Appendix: I-Vector Extractor Training¶
Note
This appendix describes the training pipeline for the i-vector extractor. Currently this is not configurable from the command line, and only pretrained models are available. However, for the sake of completeness, its structure is outlined here.
The pipeline consists of three steps:
- An LDA + MLLT (Maximum Likelihood Linear Transform) transformation is applied to the features of a corpus.
- A diagonal UBM (Universal Background Model) is generated from several GMMs fit to these features.
- An i-vector extractor is trained from the corpus data and the UBM.
Then, the i-vector extractor is used during DNN training to extract i-vectors representing the properties of the speaker.
A schematic diagram of this technique can be found below:
LDA + MLLT¶
The TrainableAligner’s function aligner.aligner.BaseAligner.train_lda_mllt()
executes the LDA + MLLT
transformation.
The LDA + MLLT transformation is initialized by aligner.aligner.TrainableAligner._init_lda_mllt()
, which
uses the following multiprocessing functions to set up the system, construct a decision tree, and prepare the
alignments from the previous pass:
lda_acc_stats (directory, split_dir, …) |
Multiprocessing function that accumulates LDA statistics |
tree_stats (directory, align_directory, …) |
Multiprocessing function that computes stats for decision tree training |
convert_alignments (directory, …) |
Multiprocessing function that converts alignments from previous training |
compile_train_graphs (directory, …[, debug]) |
Multiprocessing function that compiles training graphs for utterances |
Next, training is continued by aligner.aligner.TrainableAligner._do_lda_mllt_training()
with lda_mllt=True
.
This function itself calls aligner.aligner.BaseAligner._do_training()

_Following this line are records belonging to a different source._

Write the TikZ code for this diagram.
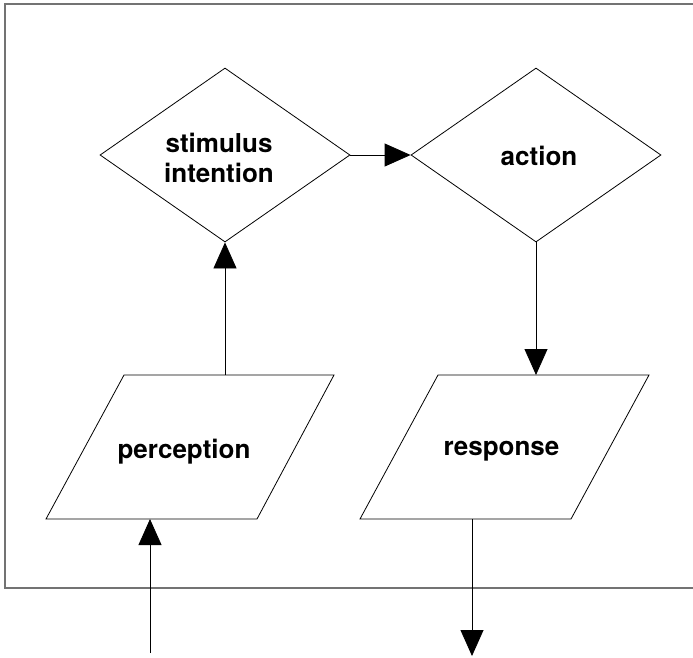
\documentclass[tikz,border=0pt]{standalone}
\usepackage{fontspec}
\setmainfont{TeX Gyre Heros}
\usetikzlibrary{shapes.geometric,arrows.meta}

\tikzset{
  lbl/.style={font=\bfseries\fontsize{26}{30}\selectfont, align=center, inner sep=0pt},
  decision/.style={draw=black, line width=0.8pt, shape=diamond,
    minimum width=250pt, minimum height=174pt, inner sep=0pt},
  iobox/.style={draw=black, line width=0.8pt, line join=miter},
  arr/.style={draw=black, line width=0.8pt,
    -{Triangle[length=26pt,width=23pt]}},
  frame/.style={draw=black!55, line width=1.5pt}
}

\begin{document}
\begin{tikzpicture}[x=1pt,y=-1pt]
  \useasboundingbox (0,0) rectangle (693,657);
  \clip (0,0) rectangle (693,657);

  % enclosing frame, open to the right
  \draw[frame] (710,4) -- (5,4) -- (5,588) -- (710,588);

  % decisions
  \node[decision] (stim) at (225,155) {};
  \node[decision] (act)  at (536,155) {};
  \node[lbl] (stimtxt) at (219,158) {stimulus\\intention};
  \node[lbl] (acttxt)  at (539,156) {action};

  % input / output parallelograms
  \draw[iobox] (124,375) -- (334,375) -- (257,519) -- (46,519) -- cycle;
  \draw[iobox] (438,375) -- (649,375) -- (571,519) -- (360,519) -- cycle;
  \node[lbl] (perc) at (184,452) {perception};
  \node[lbl] (resp) at (501.5,451) {response};

  % border points of the parallelograms used by the connectors
  \coordinate (perctop) at (225,375);
  \coordinate (percbot) at (150,519);
  \coordinate (resptop) at (536,375);
  \coordinate (respbot) at (472,519);

  % free ends of the outer connectors
  \coordinate (pin)  at (150,653);
  \coordinate (pout) at (472,656);

  % connectors
  \draw[arr] (stim.east) -- (act.west);
  \draw[arr] (perctop) -- (stim.south);
  \draw[arr] (act.south) -- (resptop);
  \draw[arr] (pin) -- (percbot);
  \draw[arr] (respbot) -- (pout);
\end{tikzpicture}
\end{document}
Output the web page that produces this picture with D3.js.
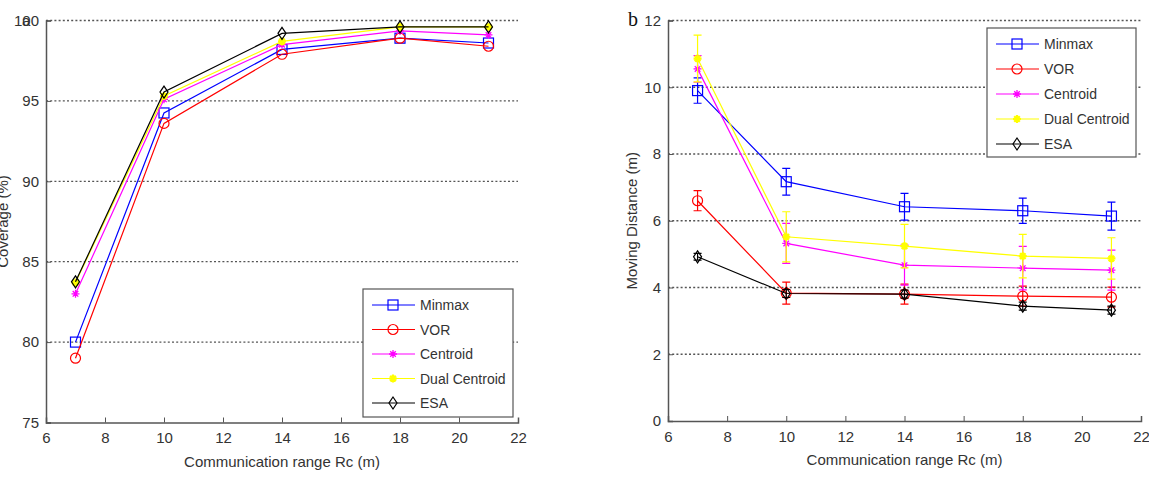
<!DOCTYPE html>
<html>
<head>
<meta charset="utf-8">
<script src="https://cdn.jsdelivr.net/npm/d3@7"></script>
<style>
  html, body { margin: 0; padding: 0; background: #fff; }
  svg { display: block; font-family: "Liberation Sans", Arial, sans-serif; }
</style>
</head>
<body>
<svg id="chart" width="1149" height="481"></svg>
<script>
// ---- data ----
const ranges = [7, 10, 14, 18, 21]
const seriesNames = ["Minmax", "VOR", "Centroid", "Dual Centroid", "ESA"]

// (a) coverage (%)
const covMinmax = [80.0, 94.25, 98.2, 98.9, 98.6]
const covVor = [79.0, 93.6, 97.9, 98.9, 98.4]
const covCentroid = [83.0, 95.1, 98.5, 99.35, 99.1]
const covDual = [83.7, 95.3, 98.7, 99.6, 99.6]
const covEsa = [83.75, 95.55, 99.2, 99.6, 99.6]

// (b) moving distance (m) with error half-widths
const movMinmax = [9.9, 7.17, 6.42, 6.3, 6.14]
const errMinmax = [0.38, 0.4, 0.4, 0.38, 0.42]
const movVor = [6.6, 3.83, 3.8, 3.74, 3.71]
const errVor = [0.3, 0.33, 0.3, 0.3, 0.3]
const movCentroid = [10.55, 5.32, 4.67, 4.58, 4.52]
const errCentroid = [0.4, 0.6, 0.6, 0.65, 0.6]
const movDual = [10.86, 5.52, 5.24, 4.94, 4.87]
const errDual = [0.7, 0.75, 0.65, 0.65, 0.62]
const movEsa = [4.92, 3.82, 3.8, 3.44, 3.32]
const errEsa = [0.1, 0.12, 0.12, 0.12, 0.12]

const xTicks = [6, 8, 10, 12, 14, 16, 18, 20, 22]
const covTicks = [75, 80, 85, 90, 95, 100]
const movTicks = [0, 2, 4, 6, 8, 10, 12]

const colors = ["#0000ff", "#ff0000", "#ff00ff", "#ffff00", "#000000"]
const markers = ["square", "circle", "asterisk", "star", "diamond"]

const svg = d3.select("#chart")

function drawMarker(g, type, x, y, color) {
  if (type === "square") {
    g.append("rect").attr("x", x - 5).attr("y", y - 5).attr("width", 10).attr("height", 10)
      .attr("fill", "none").attr("stroke", color).attr("stroke-width", 1.2)
  } else if (type === "circle") {
    g.append("circle").attr("cx", x).attr("cy", y).attr("r", 5)
      .attr("fill", "none").attr("stroke", color).attr("stroke-width", 1.2)
  } else if (type === "diamond") {
    g.append("path").attr("d", `M${x},${y - 6}L${x + 4},${y}L${x},${y + 6}L${x - 4},${y}Z`)
      .attr("fill", "none").attr("stroke", color).attr("stroke-width", 1.2)
  } else {
    // asterisk; "star" drawn heavier so it reads as a blob like the yellow marks
    const r = 4
    const sw = type === "star" ? 2.2 : 1.3
    const d = `M${x - r},${y}L${x + r},${y}M${x},${y - r}L${x},${y + r}` +
      `M${x - r * 0.7},${y - r * 0.7}L${x + r * 0.7},${y + r * 0.7}M${x - r * 0.7},${y + r * 0.7}L${x + r * 0.7},${y - r * 0.7}`
    g.append("path").attr("d", d).attr("fill", "none").attr("stroke", color).attr("stroke-width", sw)
  }
}

function drawPanel(opts) {
  const { left, right, top, bottom, yDomain, yTicks, series, errors, yLabel, yLabelX, legendBox } = opts
  const x = d3.scaleLinear().domain([6, 22]).range([left, right])
  const y = d3.scaleLinear().domain(yDomain).range([bottom, top])
  const g = svg.append("g")

  // dotted horizontal grid
  yTicks.slice(1).forEach(t => {
    g.append("line")
      .attr("x1", left).attr("x2", right)
      .attr("y1", y(t)).attr("y2", y(t))
      .attr("stroke", "#555").attr("stroke-width", 1.3)
      .attr("stroke-dasharray", "2,2.2")
  })

  // axes (ticks pointing inward)
  const xAxis = d3.axisBottom(x).tickValues(xTicks).tickSize(-5).tickPadding(10)
  const gx = g.append("g").attr("transform", `translate(0,${bottom})`).call(xAxis)
  const yAxis = d3.axisLeft(y).tickValues(yTicks).tickSize(-5).tickPadding(7)
  const gy = g.append("g").attr("transform", `translate(${left},0)`).call(yAxis)
  ;[gx, gy].forEach(a => {
    a.select(".domain").attr("stroke", "#555").attr("stroke-width", 1.5)
    a.selectAll(".tick line").attr("stroke", "#555")
    a.selectAll("text").attr("fill", "#333").attr("font-size", "15px")
      .attr("font-family", "Liberation Sans, Arial, sans-serif")
  })
  // drop the tick mark at the origin
  gx.selectAll(".tick").filter(d => d === 6 || d === 22).select("line").remove()

  const line = d3.line().x((d, i) => x(ranges[i])).y(d => y(d))

  series.forEach((vals, si) => {
    const color = colors[si]
    const sg = g.append("g")
    if (errors) {
      vals.forEach((v, i) => {
        const e = errors[si][i]
        const cx = x(ranges[i])
        sg.append("path")
          .attr("d", `M${cx},${y(v - e)}L${cx},${y(v + e)}M${cx - 4},${y(v - e)}L${cx + 4},${y(v - e)}M${cx - 4},${y(v + e)}L${cx + 4},${y(v + e)}`)
          .attr("stroke", color).attr("stroke-width", 1.2).attr("fill", "none")
      })
    }
    sg.append("path").datum(vals).attr("d", line)
      .attr("fill", "none").attr("stroke", color).attr("stroke-width", 1.2)
    vals.forEach((v, i) => drawMarker(sg, markers[si], x(ranges[i]), y(v), color))
  })

  // x label
  g.append("text")
    .attr("x", (left + right) / 2).attr("y", bottom + 44)
    .attr("text-anchor", "middle").attr("font-size", "15px").attr("fill", "#333")
    .text("Communication range Rc (m)")

  // y label
  g.append("text")
    .attr("transform", `translate(${yLabelX},${(top + bottom) / 2}) rotate(-90)`)
    .attr("text-anchor", "middle").attr("font-size", "15px").attr("fill", "#333")
    .text(yLabel)

  // legend
  const lb = legendBox
  const lg = g.append("g")
  lg.append("rect").attr("x", lb.x).attr("y", lb.y).attr("width", lb.w).attr("height", lb.h)
    .attr("fill", "#fff").attr("stroke", "#555").attr("stroke-width", 1.2)
  seriesNames.forEach((name, i) => {
    const ry = lb.y + 16 + i * lb.step
    lg.append("line").attr("x1", lb.x + 9).attr("x2", lb.x + 52).attr("y1", ry).attr("y2", ry)
      .attr("stroke", colors[i]).attr("stroke-width", 1.2)
    drawMarker(lg, markers[i], lb.x + 30, ry, colors[i])
    lg.append("text").attr("x", lb.x + 57).attr("y", ry + 5)
      .attr("font-size", "14px").attr("fill", "#333").text(name)
  })
  return g
}

drawPanel({
  left: 46, right: 518, top: 20.5, bottom: 422.5,
  yDomain: [75, 100], yTicks: covTicks,
  series: [covMinmax, covVor, covCentroid, covDual, covEsa],
  errors: null,
  yLabel: "Coverage (%)", yLabelX: 8,
  legendBox: { x: 363, y: 289, w: 150, h: 128, step: 24.5 }
})

// overlapped panel letter "a" on the top-left tick label
svg.append("text").attr("x", 22).attr("y", 26).attr("font-size", "15px")
  .attr("fill", "#333").text("a")

drawPanel({
  left: 668, right: 1141, top: 20.5, bottom: 421,
  yDomain: [0, 12], yTicks: movTicks,
  series: [movMinmax, movVor, movCentroid, movDual, movEsa],
  errors: [errMinmax, errVor, errCentroid, errDual, errEsa],
  yLabel: "Moving Distance (m)", yLabelX: 637,
  legendBox: { x: 987, y: 28, w: 149, h: 129, step: 25 }
})

svg.append("text").attr("x", 628).attr("y", 26)
  .attr("font-family", "Liberation Serif, Times New Roman, serif")
  .attr("font-size", "20px").attr("fill", "#111").text("b")
</script>
</body>
</html>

with the appropriate parameters for the
LDA + MLLT pass, which uses the following multiprocessing functions to calculate the LDA + MLLT transform.
align (iteration, directory, split_directory, …) |
Multiprocessing function that aligns based on the current model |
acc_stats (iteration, directory, …) |
Multiprocessing function that computes stats for GMM training |
calc_lda_mllt (directory, split_directory, …) |
Multiprocessing function that calculates LDA+MLLT transformations |
Diagonal UBM¶
The TrainableAligner’s function aligner.aligner.TrainableAligner.train_diagonal_ubm()
executes the Diagonal
UBM training, using the following multiprocessing functions:
gmm_gselect (config, num_jobs) |
Multiprocessing function that stores Gaussian selection indices on disk |
acc_global_stats (config, num_jobs, iteration) |
Multiprocessing function that accumulates global GMM stats |
I-Vector Extractor¶
The TrainableAligner’s function aligner.aligner.TrainableAligner.ivector_extractor()
executes the i-vector
extractor training.
The i-vector extractor training is initialized and continued by aligner.aligner.TrainableAligner._train_ivector_extractor()
,
which uses the following multiprocessing functions:
gauss_to_post (config, num_jobs) |
Multiprocessing function that does Gaussian selection and posterior extraction |
acc_ivector_stats (config, num_jobs, iteration) |
Multiprocessing function that calculates i-vector extractor stats |
Note
The i-vector extractor is represented as an IVectorExtractor object (Model API).